Die Agrarexpertin und Fachjournalistin Silvia Lehnert hat zum Schweinestall-Projekt der Familie Riehle recherchiert.

Weil der Stadt - Dicke Luft herrscht derzeit im Weil der Städter Spätengrund. Die Landwirte Elena und Georg Riehle wollen ihren Hof um einen Stall mit etwa 200 Bio-Schweinen erweitern, die Stadtverwaltung hat bereits die Genehmigung erteilt. Das stinkt einigen Anwohnern. Es gibt eine Bürgerinitiative, anonyme Briefe kursieren in der Stadt und beim Regierungspräsidium liegt ein Widerspruch gegen die Baugenehmigung vor. Die Kritik reicht von Gestank über Verkehr bis zu Unkosten für die Stadtkasse. Was stimmt, was nicht? Silvia Lehnert hat den Fall als Titelgeschichte für die Fachzeitschrift „top agrar“ recherchiert.

 
Silvia Lehnert Foto: privat
Frau Lehnert, „top agrar“ erscheint in ganz Deutschland. Was macht das Weil der Städter Schweinestall-Projekt für Sie so interessant?
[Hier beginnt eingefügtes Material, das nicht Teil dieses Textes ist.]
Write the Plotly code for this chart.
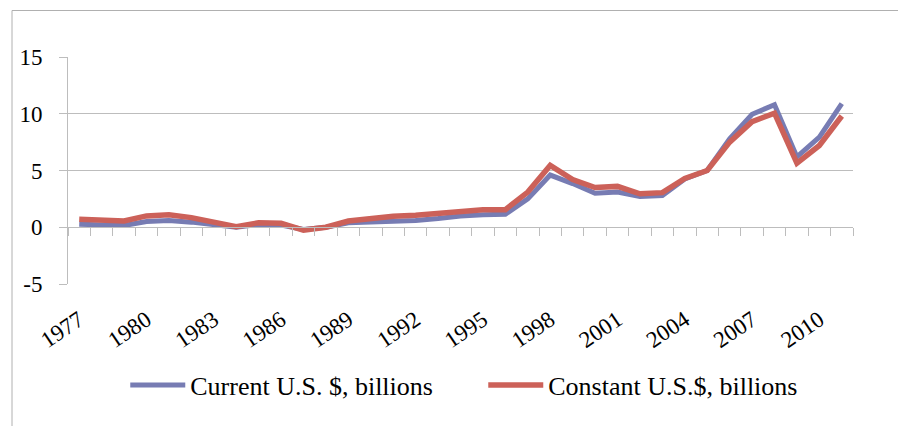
import plotly.graph_objects as go

years = list(range(1977, 2012))
current_usd = [0.26, 0.25, 0.15, 0.5, 0.6, 0.45, 0.2, 0.0, 0.25, 0.2, -0.2, 0.0,
               0.4, 0.45, 0.53, 0.6, 0.77, 1.0, 1.1, 1.15, 2.5, 4.6, 3.85, 3.0,
               3.1, 2.7, 2.8, 4.25, 5.0, 7.8, 9.95, 10.8, 6.2, 7.95, 10.9]
constant_usd = [0.7, 0.65, 0.55, 1.0, 1.1, 0.85, 0.45, 0.05, 0.4, 0.35, -0.25, 0.0,
                0.55, 0.8, 0.97, 1.05, 1.2, 1.4, 1.55, 1.55, 3.1, 5.45, 4.2, 3.5,
                3.6, 2.95, 3.05, 4.3, 5.0, 7.5, 9.3, 10.05, 5.65, 7.2, 9.8]
tick_years = list(range(1977, 2011, 3))
tick_labels = [str(y) for y in tick_years]
y_ticks = [-5, 0, 5, 10, 15]
y_tick_labels = ["-5", "0", "5", "10", "15"]
series_names = ["Current U.S. $, billions", "Constant U.S.$, billions"]

font_family = "Liberation Serif, Times New Roman, serif"
grey = "#BDBDBD"

fig = go.Figure()
fig.add_trace(go.Scatter(x=years, y=current_usd, mode="lines", name=series_names[0],
                         line=dict(color="#777CB3", width=5)))
fig.add_trace(go.Scatter(x=years, y=constant_usd, mode="lines", name=series_names[1],
                         line=dict(color="#CC6159", width=5.5)))
# dummy trace to hold the label axis
fig.add_trace(go.Scatter(x=[years[0]], y=[None], xaxis="x2", yaxis="y", showlegend=False,
                         hoverinfo="skip", mode="lines"))

x_range = [years[0] - 0.5, years[-1] + 0.5]
boundaries = [y - 0.5 for y in years] + [years[-1] + 0.5]

fig.update_layout(
    width=898, height=426,
    margin=dict(l=68, r=45, t=57, b=142),
    paper_bgcolor="white", plot_bgcolor="white",
    font=dict(family=font_family, size=23, color="black"),
    xaxis=dict(range=x_range, anchor="free", position=0.25, showline=True, linecolor=grey,
               linewidth=1, ticks="outside", tickvals=boundaries, ticklen=8, tickcolor=grey,
               showticklabels=False, showgrid=False, zeroline=False),
    xaxis2=dict(range=x_range, overlaying="x", anchor="y", side="bottom",
                tickvals=tick_years, ticktext=tick_labels, tickangle=-34,
                showgrid=False, showline=False, ticks="", zeroline=False,
                ticklabelstandoff=17, tickfont=dict(family=font_family, size=23, color="black")),
    yaxis=dict(range=[-5, 15], tickvals=y_ticks, ticktext=y_tick_labels, showgrid=True,
               gridcolor=grey, gridwidth=1, showline=True, linecolor=grey, linewidth=1,
               ticks="outside", ticklen=8, tickcolor=grey, zeroline=False, ticklabelstandoff=12,
               tickfont=dict(family=font_family, size=23, color="black")),
    legend=dict(orientation="h", x=0.529, xanchor="center", y=-0.445, yanchor="middle",
                font=dict(family=font_family, size=26, color="black"), bgcolor="rgba(0,0,0,0)",
                itemwidth=55, entrywidth=288, tracegroupgap=0),
    showlegend=True,
    shapes=[dict(type="rect", xref="paper", yref="paper",
                 x0=(12 - 68) / 785, x1=(905 - 68) / 785,
                 y0=(284 - 440) / 227, y1=(284 - 10.5) / 227,
                 line=dict(color="#B0B0B0", width=1), fillcolor="rgba(0,0,0,0)", layer="below")],
)

fig.write_html("out.html", config={"displayModeBar": False},
               post_script="document.body.style.margin='0';document.body.style.overflow='hidden';")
Bisher standen vor allem konventionelle Landwirtschaftsbetriebe aufgrund der Art ihrer Tierhaltung, der damit verbundenen Geruchsentwicklung oder allein aufgrund ihrer Tierzahlen in der öffentlichen Kritik. Dass Verbraucher mittlerweile aber auch gegen Bioställe protestieren, die bisher in der Öffentlichkeit ein gutes Image genießen, das ist neu.
Was bedeutet das?
Dieser Fall zeigt, wie weit sich manche Verbraucher inzwischen von der Landwirtschaft entfernt haben. Letztlich könnte das zur Nagelprobe für die Frage werden, welche Art der Nutztierhaltung hierzulande überhaupt noch akzeptiert ist. Denn der Protest der Bürger gegen den Biostall ist eigentlich paradox: Viele Kunden wollen verstärkt regionale Lebensmittel aus Bioerzeugung, aber offenbar nicht vor ihrer eigenen Haustür.
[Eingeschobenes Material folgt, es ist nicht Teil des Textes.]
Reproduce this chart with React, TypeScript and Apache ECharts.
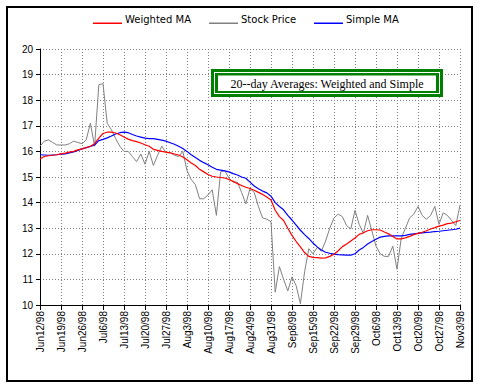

Die Familie Riehle plant einen sogenannten Pig-Port-Stall. Was ist das eigentlich?
Der Pig-Port-Stall untergliedert sich in drei Teilbereiche: eine Ruhezone, einen Aktivitätsbereich und einen Außenauslauf. Die Tiere liegen in wärmegedämmten Kisten mit Fußbodenheizung, vor den Kisten stehen die Futterautomaten. Durch eine kleine Tür können die Schweine in den Außenauslauf gehen. Die Be- und Entlüftung des Gebäudes funktioniert auf natürlichem Wege: Das heißt, wenn es im Stall zu warm wird, öffnet sich ein Rollo, das an der gesamten Längsseite eingebaut ist.
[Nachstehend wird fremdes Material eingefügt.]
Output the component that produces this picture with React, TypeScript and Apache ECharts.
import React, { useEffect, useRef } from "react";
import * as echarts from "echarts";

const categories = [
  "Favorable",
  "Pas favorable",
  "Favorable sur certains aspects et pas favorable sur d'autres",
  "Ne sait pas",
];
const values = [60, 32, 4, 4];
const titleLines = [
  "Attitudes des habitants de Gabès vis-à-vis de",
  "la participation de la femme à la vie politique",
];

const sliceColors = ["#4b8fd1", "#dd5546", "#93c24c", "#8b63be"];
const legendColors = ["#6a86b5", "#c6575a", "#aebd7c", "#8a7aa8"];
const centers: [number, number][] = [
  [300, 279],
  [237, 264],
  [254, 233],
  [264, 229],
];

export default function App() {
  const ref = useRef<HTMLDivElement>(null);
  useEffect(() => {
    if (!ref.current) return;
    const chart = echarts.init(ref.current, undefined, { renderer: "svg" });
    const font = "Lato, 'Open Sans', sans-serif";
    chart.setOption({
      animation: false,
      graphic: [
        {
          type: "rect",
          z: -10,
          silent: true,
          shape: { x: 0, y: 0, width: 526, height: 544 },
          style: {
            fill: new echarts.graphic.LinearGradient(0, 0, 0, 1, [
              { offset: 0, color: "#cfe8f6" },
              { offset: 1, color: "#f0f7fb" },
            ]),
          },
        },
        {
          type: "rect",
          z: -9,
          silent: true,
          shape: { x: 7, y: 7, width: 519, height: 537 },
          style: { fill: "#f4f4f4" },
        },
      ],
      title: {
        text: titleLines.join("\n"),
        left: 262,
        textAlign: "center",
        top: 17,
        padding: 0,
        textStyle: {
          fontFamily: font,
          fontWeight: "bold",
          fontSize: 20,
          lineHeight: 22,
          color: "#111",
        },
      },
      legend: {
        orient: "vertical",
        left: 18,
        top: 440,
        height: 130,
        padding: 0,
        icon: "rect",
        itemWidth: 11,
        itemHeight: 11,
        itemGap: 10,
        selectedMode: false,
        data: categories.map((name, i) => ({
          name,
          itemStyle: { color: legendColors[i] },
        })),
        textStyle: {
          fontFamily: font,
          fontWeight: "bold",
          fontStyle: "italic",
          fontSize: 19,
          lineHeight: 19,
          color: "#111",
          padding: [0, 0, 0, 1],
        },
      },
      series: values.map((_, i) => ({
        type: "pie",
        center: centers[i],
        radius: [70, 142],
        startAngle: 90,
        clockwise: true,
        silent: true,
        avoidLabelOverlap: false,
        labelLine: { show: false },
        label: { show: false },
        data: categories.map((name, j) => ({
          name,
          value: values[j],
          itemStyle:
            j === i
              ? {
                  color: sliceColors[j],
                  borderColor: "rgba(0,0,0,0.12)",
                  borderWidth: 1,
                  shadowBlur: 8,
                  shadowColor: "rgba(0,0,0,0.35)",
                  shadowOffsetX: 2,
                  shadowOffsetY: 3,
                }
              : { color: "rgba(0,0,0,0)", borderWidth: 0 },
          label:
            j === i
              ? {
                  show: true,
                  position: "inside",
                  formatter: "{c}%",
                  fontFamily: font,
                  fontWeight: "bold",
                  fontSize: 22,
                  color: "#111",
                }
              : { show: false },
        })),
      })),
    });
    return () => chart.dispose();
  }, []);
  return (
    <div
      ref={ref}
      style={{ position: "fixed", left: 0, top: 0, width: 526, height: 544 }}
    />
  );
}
Davon profitieren die Schweine?
Nach allem, was die Wissenschaft bisher weiß, kommt ein solcher Stall dem artgerechten Verhalten von Schweinen gut entgegen. Der Auslauf sorgt für Bewegung, die Frischluft und die Klimareize fördern die Gesundheit und stärken das Immunsystem. Das Stroh befriedigt das Wühlverhalten der Tiere. Da es keine Zwangsbelüftung gibt, wird zudem weniger Energie verbraucht, was der Umwelt zugutekommt.
Und als Pilotstall wird er vom „Europäischen Innovationsprojekt“ gefördert und von Wissenschaftlern begleitet.
Ja, im Stall sind verschiedene Innovationen vorgesehen, die genauer untersucht werden. Zum Beispiel, wie stark die Trennung von Kot und Urin zu einer Verringerung der Ammoniakbelastung und damit zu geringeren Geruchsemissionen führt, oder, wie gut ein mit Grünschnitt-Kompost eingestreutes Wühlareal zum Tierwohl beiträgt. Darüber hinaus wird auch untersucht, ob sich der Stall gut bewirtschaften lässt. Eine Neuheit darin ist zum Beispiel eine Maschine zum automatischen Einstreuen von langem Stroh.